If you’re expecting a baby, you might be wondering how the heck your dog will react to the new family member. You’re probably also thinking about what you can do ahead for planning that introduction.
The following are some tips and tricks from parents who’ve been there.
How to introduce your dog to your newborn baby
1. Change up the routine before the baby arrives.
Obviously, once the baby arrives your schedule might get a little … hectic.
Jeris Pugh is a father and the owner of The Martial ARFS, a training and fitness center for dogs.
One thing he suggests is changing up your dog’s routine so it’s more random before the baby arrives. For example, make your dog’s walks more random, feed his meals an hour or two later or earlier and put him in his kennel or in another room at random times.
“The sooner they do this, the less chance the dog will associate any negative changes with the arrival of the baby,” he said.
The Martial ARFS offers a program focused on interactions between dogs and babies, and Pugh’s daughter Alexis is pictured above petting one of her family’s dogs, Sabre.
2. Allow your dog to get used to baby items ahead of time.
Roxanne Lee recently introduced her French bulldog Rocky to her newborn baby. She said this was a pretty easy task since her dog had been around babies in a prior home.
While she was still pregnant, Lee allowed her dog to smell all the new baby toys.
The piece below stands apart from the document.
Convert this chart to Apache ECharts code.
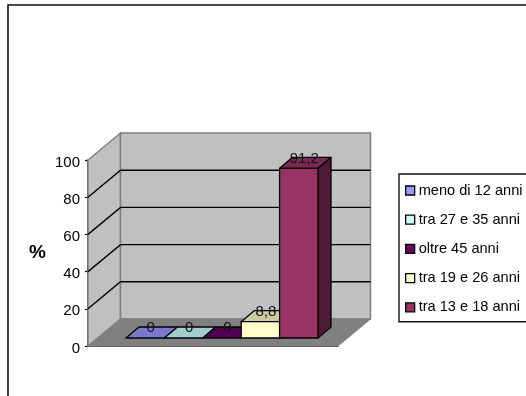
<!DOCTYPE html>
<html>
<head>
<meta charset="utf-8">
<style>html,body{margin:0;padding:0;background:#fff;overflow:hidden}#chart{width:526px;height:396px}</style>
<script src="https://cdn.jsdelivr.net/npm/echarts@6/dist/echarts.min.js"></script>
</head>
<body>
<div id="chart"></div>
<script>
// Age groups and their share in percent
const ageGroups = ['meno di 12 anni', 'tra 27 e 35 anni', 'oltre 45 anni', 'tra 19 e 26 anni', 'tra 13 e 18 anni'];
const shares = [0, 0, 0, 8.8, 91.2];
const yTicks = [0, 20, 40, 60, 80, 100];
const axisCategory = [''];

const frontColors = ['#9999FF', '#CCFFFF', '#660066', '#FFFFCC', '#993366'];
const FONT = 'Liberation Sans, Arial, sans-serif';
const FONT_SIZE = 14.6;

// Oblique projection of the chart box and of the bars inside it
const BOX_DX = 32.5, BOX_DY = -27;
const BAR_DX = 13, BAR_DY = -11;
const BAR_SHIFT_X = 9, BAR_SHIFT_Y = -8;
const BAR_GROUP_RATIO = 0.768;

function shade(hex, k) {
  const n = parseInt(hex.slice(1), 16);
  const c = [(n >> 16) & 255, (n >> 8) & 255, n & 255].map(v => Math.round(v * k));
  return 'rgb(' + c.join(',') + ')';
}

// Side wall, back wall, floor and the gridlines folded across the two walls
function renderBox(params, api) {
  const slot = api.size([1, 0])[0];
  const bottom = api.coord([0, 0]);
  const x0 = bottom[0] - slot / 2, x1 = x0 + slot;
  const y0 = bottom[1];
  const yTop = api.coord([0, yTicks[yTicks.length - 1]])[1];
  const wall = { fill: '#C0C0C0', stroke: '#808080', lineWidth: 1.5 };
  const children = [
    { type: 'polygon', shape: { points: [[x0, y0], [x0 + BOX_DX, y0 + BOX_DY], [x0 + BOX_DX, yTop + BOX_DY], [x0, yTop]] }, style: wall },
    { type: 'polygon', shape: { points: [[x0 + BOX_DX, y0 + BOX_DY], [x1 + BOX_DX, y0 + BOX_DY], [x1 + BOX_DX, yTop + BOX_DY], [x0 + BOX_DX, yTop + BOX_DY]] }, style: wall },
    { type: 'polygon', shape: { points: [[x0, y0], [x1, y0], [x1 + BOX_DX, y0 + BOX_DY], [x0 + BOX_DX, y0 + BOX_DY]] }, style: { fill: '#808080', stroke: '#808080', lineWidth: 1 } }
  ];
  yTicks.slice(1, -1).forEach(t => {
    const y = api.coord([0, t])[1];
    children.push({
      type: 'polyline',
      shape: { points: [[x0, y], [x0 + BOX_DX, y + BOX_DY], [x1 + BOX_DX, y + BOX_DY]] },
      style: { fill: null, stroke: '#000', lineWidth: 1.4 }
    });
  });
  return { type: 'group', children };
}

// One oblique bar: side, top and front faces, then its value label
function renderBar(index) {
  return function (params, api) {
    const value = api.value(1);
    const slot = api.size([1, 0])[0];
    const top = api.coord([0, value]);
    const base = api.coord([0, 0]);
    const w = slot * BAR_GROUP_RATIO / ageGroups.length;
    const x0 = top[0] + BAR_SHIFT_X - w * ageGroups.length / 2 + index * w;
    const x1 = x0 + w;
    const yT = top[1] + BAR_SHIFT_Y, yB = base[1] + BAR_SHIFT_Y;
    const color = frontColors[index];
    const edge = { stroke: '#000', lineWidth: 1.3, lineJoin: 'round' };
    const children = [];
    if (value > 0) {
      children.push({ type: 'polygon', shape: { points: [[x1, yT], [x1 + BAR_DX, yT + BAR_DY], [x1 + BAR_DX, yB + BAR_DY], [x1, yB]] }, style: Object.assign({ fill: shade(color, 0.5) }, edge) });
    }
    children.push({ type: 'polygon', shape: { points: [[x0, yT], [x1, yT], [x1 + BAR_DX, yT + BAR_DY], [x0 + BAR_DX, yT + BAR_DY]] }, style: Object.assign({ fill: shade(color, 0.8) }, edge) });
    if (value > 0) {
      children.push({ type: 'rect', shape: { x: x0, y: yT, width: w, height: yB - yT }, style: Object.assign({ fill: color }, edge) });
    }
    children.push({
      type: 'text',
      z2: 10,
      style: {
        x: (x0 + x1) / 2 + BAR_DX / 2 - 1,
        y: yT + BAR_DY + 1,
        text: String(value).replace('.', ','),
        font: '15px ' + FONT,
        fill: '#111',
        align: 'center',
        verticalAlign: 'middle'
      }
    });
    return { type: 'group', children };
  };
}

const chart = echarts.init(document.getElementById('chart'));
chart.setOption({
  animation: false,
  backgroundColor: '#fff',
  graphic: [{
    type: 'rect',
    z: -10,
    silent: true,
    shape: { x: 8, y: 5, width: 600, height: 500 },
    style: { fill: '#fff', stroke: '#111', lineWidth: 1.6 }
  }],
  legend: {
    data: ageGroups,
    orient: 'vertical',
    left: 399,
    top: 174,
    padding: [9, 12, 7, 6],
    itemWidth: 9,
    itemHeight: 9,
    itemGap: 14.2,
    icon: 'rect',
    borderColor: '#111',
    borderWidth: 1.4,
    backgroundColor: '#fff',
    selectedMode: false,
    itemStyle: { borderColor: '#000', borderWidth: 1.3 },
    textStyle: { fontFamily: FONT, fontSize: FONT_SIZE, color: '#000', padding: [0, 0, 0, -1] }
  },
  grid: { left: 88, top: 160, width: 250, height: 186, containLabel: false },
  xAxis: {
    type: 'category',
    data: axisCategory,
    axisLine: { lineStyle: { color: '#000', width: 1.5 } },
    axisTick: { length: 3, lineStyle: { color: '#000', width: 1.2 } },
    axisLabel: { show: false }
  },
  yAxis: {
    type: 'value',
    min: yTicks[0],
    max: yTicks[yTicks.length - 1],
    interval: 20,
    name: '%',
    nameLocation: 'middle',
    nameRotate: 0,
    nameGap: 42,
    nameTextStyle: { fontFamily: FONT, fontSize: 19, fontWeight: 'bold', color: '#000', padding: [2, 0, 0, 0] },
    splitLine: { show: false },
    axisLine: { show: true, lineStyle: { color: '#000', width: 1.5 } },
    axisTick: { show: true, length: 3, lineStyle: { color: '#000', width: 1.2 } },
    axisLabel: { fontFamily: FONT, fontSize: 15, color: '#000', margin: 8, verticalAlign: 'top', lineHeight: 15, padding: [-5, 0, 0, 0] }
  },
  series: [{
    type: 'custom',
    silent: true,
    z: 1,
    clip: false,
    renderItem: renderBox,
    data: [[0, 0]],
    encode: { x: 0, y: 1 }
  }].concat(ageGroups.map((name, i) => ({
    type: 'custom',
    name,
    z: 2 + i,
    clip: false,
    itemStyle: { color: frontColors[i] },
    renderItem: renderBar(i),
    data: [[0, shares[i]]],
    encode: { x: 0, y: 1 }
  })))
});
</script>
</body>
</html>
If he tried to chew them, she would say, “No, it’s for the baby,” and then put the toys in the designated baby areas like a crib.
“Then I would trade up by giving him his own ‘new’ dog toy,” she said. “He already has a ton of dog toys, but we didn’t want him to feel jealous of the new baby toys.”
3. Take your time with the introduction
Pugh’s #1 tip for introducing your dog and your baby is – “wait!”
“People are in such a rush to get their dog and baby together, be it because they want all of the family to be together or be it for a photo for Facebook,” he said. “However, this puts an extraordinary amount of pressure on the dog, who really can’t understand the changes that are going on in his life.”
4. Allow your dog to smell the baby blanket.
Lee said she remained in the hospital for three days for recovery, and every day her husband brought home a new set of blankets and hats the baby had used.
She said her dog had the same reaction to the baby items each time – he snuggled with them.
5. Have new toys ready for your dog too.
If you have a couple of new toys ready for your dog, then he might not feel as left out.
Lee said she had about a dozen new dog toys ready and waiting once the baby arrived. That way, whenever her dog tried to steal a baby pacifier or teddy bear she just traded him for a dog toy.
“I didn’t want him to feel like he was being punished, so I reinforced the idea that they were separate toys for the baby,” she said.
6. Train your dog ahead of time.
Because all his dogs were well trained prior to his daughter’s birth, Pugh said it was much easier to incorporate Alexis into what his dogs already knew in order to keep them comfortable with the change.
“When working with expecting parents, I try to emphasize the fact of training prior to the baby coming makes a huge difference after the baby arrives,” he said.
He knows it’s extremely hard to train a dog and a baby at the same time!
Finally, I asked Lee if there was anything she would’ve done differently when introducing her dog and baby.
“The one thing I wish that we could have done differently was to bring the dog to the hospital pick-up area and then drive home together, so then he could have felt like he was a part of the process of bringing the baby home as a family,” she said.
Unfortunately, they weren’t able to do that, but everything seemed to work out just fine regardless.
“When we finally came home, the dog approached the baby in the car seat carrier, sniffed him a few times, and affectionately kissed him.”
Have any of you recently (or not so recently) introduced your baby to the family dog? What tips would you add to the list?